Write the lines out again, from the top of the material to the line containing "50000, 55000, 60000];", pictures excluded.

★ ★ ★

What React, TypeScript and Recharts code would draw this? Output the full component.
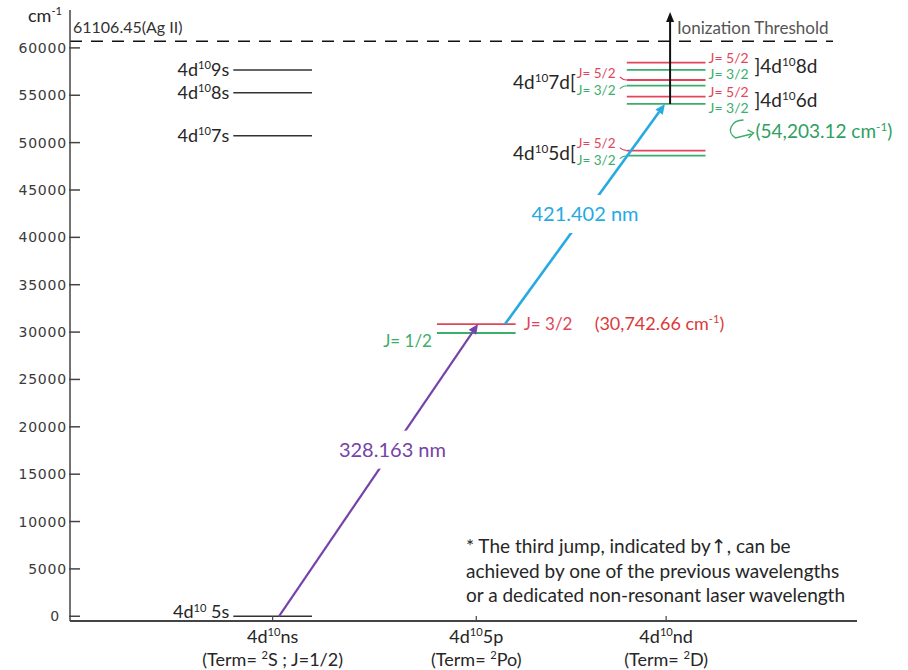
import React from 'react';
import { ComposedChart, XAxis, YAxis, ReferenceLine } from 'recharts';

const FONT = 'Lato, "Noto Sans", sans-serif';
const INK = '#262626';
const RED = '#e0455a';
const GREEN = '#3aae6a';
const BLUE = '#25aae1';
const PURPLE = '#7543a9';

// columns on the x axis
const columnLabels = ['4d^{10}ns', '4d^{10}5p', '4d^{10}nd'];
const columnTerms = ['(Term= ^{2}S ; J=1/2)', '(Term= ^{2}Po)', '(Term= ^{2}D)'];
const columnX = [1.03, 2.065, 3.03];

const yTicks = [0, 5000, 10000, 15000, 20000, 25000, 30000, 35000, 40000, 45000, 50000, 55000, 60000];

// energy levels in cm-1 (as drawn)
const sLevels = [
  { name: '4d^{10} 5s', energy: 0 },
  { name: '4d^{10}7s', energy: 50730 },
  { name: '4d^{10}8s', energy: 55270 },
  { name: '4d^{10}9s', energy: 57670 },
];
const pLevels = [
  { j: 'J= 1/2', energy: 29900 },
  { j: 'J= 3/2', energy: 30850, note: '(30,742.66 cm^{-1})' },
];
const dLevels = [
  { name: '4d^{10}5d', j52: 49150, j32: 48620, labelSide: 'left' },
  { name: '4d^{10}6d', j52: 54850, j32: 54080, labelSide: 'right', note: '(54,203.12 cm^{-1})' },
  { name: '4d^{10}7d', j52: 56610, j32: 56010, labelSide: 'left' },
  { name: '4d^{10}8d', j52: 58440, j32: 57670, labelSide: 'right' },
];
const ionization = { energy: 60700, label: '61106.45(Ag II)', end: 3.878 };
const transitions = [
  { label: '328.163 nm', color: PURPLE, x1: 1.062, e1: 0, x2: 2.074, e2: 30850, t: 0.57 },
  { label: '421.402 nm', color: BLUE, x1: 2.211, e1: 30850, x2: 3.024, e2: 54080, t: 0.5 },
];
const thirdJump = { x: 3.05, e1: 54080, e2: 63800 };
const LEVEL_HALF = 0.2;

function Rich({ x, y, text, size, fill = INK, anchor = 'start', family = FONT }: any) {
  const parts = text.split(/(\^\{[^}]*\})/).filter((s: string) => s.length > 0);
  const shift = size * 0.38;
  let up = false;
  const spans = parts.map((part: string, i: number) => {
    const sup = part.startsWith('^{');
    let dy = 0;
    if (sup && !up) dy = -shift;
    if (!sup && up) dy = shift;
    up = sup;
    return (
      <tspan key={i} dy={dy} fontSize={sup ? size * 0.62 : size}>
        {sup ? part.slice(2, -1) : part}
      </tspan>
    );
  });
  return (
    <text x={x} y={y + size * 0.34} textAnchor={anchor} fontFamily={family} fontSize={size} fill={fill}>
      {spans}
    </text>
  );
}

const sShape = (name: string) => (p: any) => (
  <g>
    <line x1={p.x1} y1={p.y1} x2={p.x2} y2={p.y2} stroke="#333" strokeWidth={1.5} />
    <Rich x={p.x1 - 4} y={p.y1 - (name.includes('5s') ? 4 : 0)} text={name} size={18} anchor="end" />
  </g>
);

const pShape = (lvl: any, i: number) => (p: any) => (
  <g>
    <line x1={p.x1} y1={p.y1} x2={p.x2} y2={p.y2} stroke={i === 0 ? GREEN : RED} strokeWidth={1.8} />
    {i === 0 ? (
      <Rich x={p.x1 - 5} y={p.y1 + 8} text={lvl.j} size={17} fill={GREEN} anchor="end" />
    ) : (
      <>
        <Rich x={p.x2 + 8} y={p.y1} text={lvl.j} size={17} fill={RED} />
        <Rich x={p.x2 + 79} y={p.y1} text={lvl.note} size={18} fill="#d93a3a" />
      </>
    )}
  </g>
);

const dShape = (lvl: any, red: boolean) => (p: any) => {
  const left = lvl.labelSide === 'left';
  const y = p.y1;
  const color = red ? RED : GREEN;
  const jText = red ? 'J= 5/2' : 'J= 3/2';
  return (
    <g>
      <line x1={p.x1} y1={y} x2={p.x2} y2={y} stroke={color} strokeWidth={1.8} />
      {left ? (
        <>
          <Rich x={p.x1 - 50} y={red ? y - 7 : y + 5} text={jText} size={13.5} fill={color} />
          <path
            d={red ? `M ${p.x1 - 7} ${y - 3} Q ${p.x1 - 4} ${y} ${p.x1} ${y}` : `M ${p.x1 - 7} ${y + 3} Q ${p.x1 - 4} ${y} ${p.x1} ${y}`}
            fill="none"
            stroke={color}
            strokeWidth={1.1}
          />
          {red && <Rich x={p.x1 - 51} y={y + 3} text={lvl.name + '['} size={19} anchor="end" />}
        </>
      ) : (
        <>
          <Rich x={p.x2 + 3} y={red ? y - 4 : y + 4} text={jText} size={14} fill={color} />
          {red && <Rich x={p.x2 + 49} y={y + 4} text={']' + lvl.name} size={19} />}
          {!red && lvl.note && (
            <>
              <path
                d={`M ${p.x2 + 38} ${y + 16} C ${p.x2 + 26} ${y + 16}, ${p.x2 + 20} ${y + 28}, ${p.x2 + 30} ${y + 34} L ${p.x2 + 46} ${y + 30}`}
                fill="none"
                stroke={GREEN}
                strokeWidth={1.4}
              />
              <path d={`M ${p.x2 + 42} ${y + 26} L ${p.x2 + 48} ${y + 29} L ${p.x2 + 43} ${y + 34}`} fill="none" stroke={GREEN} strokeWidth={1.4} />
              <Rich x={p.x2 + 50} y={y + 28} text={lvl.note} size={19} fill="#2f9f61" />
            </>
          )}
        </>
      )}
    </g>
  );
};

const arrowShape = (color: string, width: number, label?: string, t = 0.5) => (p: any) => {
  const dx = p.x2 - p.x1;
  const dy = p.y2 - p.y1;
  const len = Math.hypot(dx, dy);
  const ux = dx / len;
  const uy = dy / len;
  const head = 10;
  const hw = 4.5;
  const bx = p.x2 - ux * head;
  const by = p.y2 - uy * head;
  const lx = p.x1 + dx * t;
  const ly = p.y1 + dy * t;
  return (
    <g>
      <line x1={p.x1} y1={p.y1} x2={bx} y2={by} stroke={color} strokeWidth={width} />
      <polygon points={`${p.x2},${p.y2} ${bx - uy * hw},${by + ux * hw} ${bx + uy * hw},${by - ux * hw}`} fill={color} />
      {label && (
        <>
          <rect x={lx - 60} y={ly - 19} width={120} height={38} fill="#fff" />
          <text x={lx} y={ly + 7} textAnchor="middle" fontFamily={FONT} fontSize={20} fill={color}>
            {label}
          </text>
        </>
      )}
    </g>
  );
};

const thirdShape = (p: any) => {
  const top = Math.min(p.y1, p.y2);
  const bottom = Math.max(p.y1, p.y2);
  return (
    <g>
      <line x1={p.x1} y1={bottom} x2={p.x1} y2={top + 9} stroke="#111" strokeWidth={2} />
      <polygon points={`${p.x1},${top} ${p.x1 - 4},${top + 10} ${p.x1 + 4},${top + 10}`} fill="#111" />
      <text x={p.x1 + 7} y={top + 22} fontFamily={FONT} fontSize={17} fill="#555">
        Ionization Threshold
      </text>
    </g>
  );
};

const limitShape = (p: any) => (
  <g>
    <line x1={p.x1} y1={p.y1} x2={p.x2} y2={p.y2} stroke="#111" strokeWidth={1.5} strokeDasharray="12 9" />
    <text x={p.x1 + 3} y={p.y1 - 8} fontFamily={FONT} fontSize={16} fill="#333">
      {ionization.label}
    </text>
  </g>
);

const renderYTick = (p: any) => (
  <g>
    <line x1={69} y1={p.y} x2={80} y2={p.y} stroke="#444" strokeWidth={1.5} />
    <text
      x={p.payload.value === 0 ? 60 : 67}
      y={p.y + 5}
      textAnchor="end"
      fontFamily="DejaVu Sans"
      fontSize={14}
      letterSpacing={0.8}
      fill="#3a3a3a"
    >
      {p.payload.value}
    </text>
  </g>
);

const renderXTick = (p: any) => {
  const i = columnX.indexOf(p.payload.value);
  return (
    <g>
      <line x1={p.x} y1={621} x2={p.x} y2={616} stroke="#444" strokeWidth={1.2} />
      <Rich x={p.x} y={637} text={columnLabels[i]} size={18} anchor="middle" />
      <Rich x={p.x} y={660} text={columnTerms[i]} size={18} anchor="middle" />
    </g>
  );
};

const unitLabel = (props: any) => {
  const vb = props.viewBox;
  return <Rich x={vb.x + 28} y={vb.y + 6} text="cm^{-1}" size={18} />;
};

const noteLabel = (props: any) => {
  const vb = props.viewBox;
  const x = vb.x + 396;
  const y = vb.y;
  return (
    <g fontFamily={FONT} fontSize={19} fill={INK}>
      <text x={x} y={y - 68}>
        * The third jump, indicated by<tspan fontFamily="DejaVu Sans" fontSize={19}>↑</tspan>, can be
      </text>
      <text x={x} y={y - 43}>achieved by one of the previous wavelengths</text>
      <text x={x} y={y - 19}>or a dedicated non-resonant laser wavelength</text>
    </g>
  );
};

export default function App() {
  const data = columnX.map((x) => ({ x }));
  return (
    <div style={{ position: 'absolute', left: 0, top: 0, background: '#fff' }}>
      <ComposedChart width={908} height={670} data={data} margin={{ top: 10, right: 51, bottom: 0, left: 0 }}>
        <XAxis
          type="number"
          dataKey="x"
          domain={[0, 4]}
          allowDataOverflow
          ticks={columnX}
          interval={0}
          tick={renderXTick}
          tickLine={false}
          axisLine={{ stroke: '#444', strokeWidth: 2 }}
          height={49}
          label={{ content: noteLabel }}
        />
        <YAxis
          type="number"
          domain={[-500, 64000]}
          allowDataOverflow
          ticks={yTicks}
          interval={0}
          tick={renderYTick}
          tickLine={false}
          tickSize={0}
          axisLine={{ stroke: '#444', strokeWidth: 1.5 }}
          width={70}
          label={{ content: unitLabel }}
        />
        <ReferenceLine
          segment={[{ x: 0, y: ionization.energy }, { x: ionization.end, y: ionization.energy }]}
          ifOverflow="visible"
          shape={limitShape}
        />
        {sLevels.map((l) => (
          <ReferenceLine
            key={l.name}
            segment={[{ x: columnX[0] - LEVEL_HALF, y: l.energy }, { x: columnX[0] + LEVEL_HALF, y: l.energy }]}
            ifOverflow="visible"
            shape={sShape(l.name)}
          />
        ))}
        {pLevels.map((l, i) => (
          <ReferenceLine
            key={l.j}
            segment={[{ x: columnX[1] - LEVEL_HALF, y: l.energy }, { x: columnX[1] + LEVEL_HALF, y: l.energy }]}
            ifOverflow="visible"
            shape={pShape(l, i)}
          />
        ))}
        {dLevels.map((l) => (
          <React.Fragment key={l.name}>
            <ReferenceLine
              segment={[{ x: columnX[2] - LEVEL_HALF, y: l.j52 }, { x: columnX[2] + LEVEL_HALF, y: l.j52 }]}
              ifOverflow="visible"
              shape={dShape(l, true)}
            />
            <ReferenceLine
              segment={[{ x: columnX[2] - LEVEL_HALF, y: l.j32 }, { x: columnX[2] + LEVEL_HALF, y: l.j32 }]}
              ifOverflow="visible"
              shape={dShape(l, false)}
            />
          </React.Fragment>
        ))}
        {transitions.map((tr) => (
          <ReferenceLine
            key={tr.label}
            segment={[{ x: tr.x1, y: tr.e1 }, { x: tr.x2, y: tr.e2 }]}
            ifOverflow="visible"
            shape={arrowShape(tr.color, tr.color === BLUE ? 2.6 : 2.2, tr.label, tr.t)}
          />
        ))}
        <ReferenceLine
          segment={[{ x: thirdJump.x, y: thirdJump.e1 }, { x: thirdJump.x, y: thirdJump.e2 }]}
          ifOverflow="visible"
          shape={thirdShape}
        />
      </ComposedChart>
    </div>
  );
}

★ ★ ★

▸ Written solution
What React, TypeScript and Recharts code would draw this? Output the full component.
import React from 'react';
import { ComposedChart, XAxis, YAxis, ReferenceLine } from 'recharts';

const FONT = 'Lato, "Noto Sans", sans-serif';
const INK = '#262626';
const RED = '#e0455a';
const GREEN = '#3aae6a';
const BLUE = '#25aae1';
const PURPLE = '#7543a9';

// columns on the x axis
const columnLabels = ['4d^{10}ns', '4d^{10}5p', '4d^{10}nd'];
const columnTerms = ['(Term= ^{2}S ; J=1/2)', '(Term= ^{2}Po)', '(Term= ^{2}D)'];
const columnX = [1.03, 2.065, 3.03];

const yTicks = [0, 5000, 10000, 15000, 20000, 25000, 30000, 35000, 40000, 45000, 50000, 55000, 60000];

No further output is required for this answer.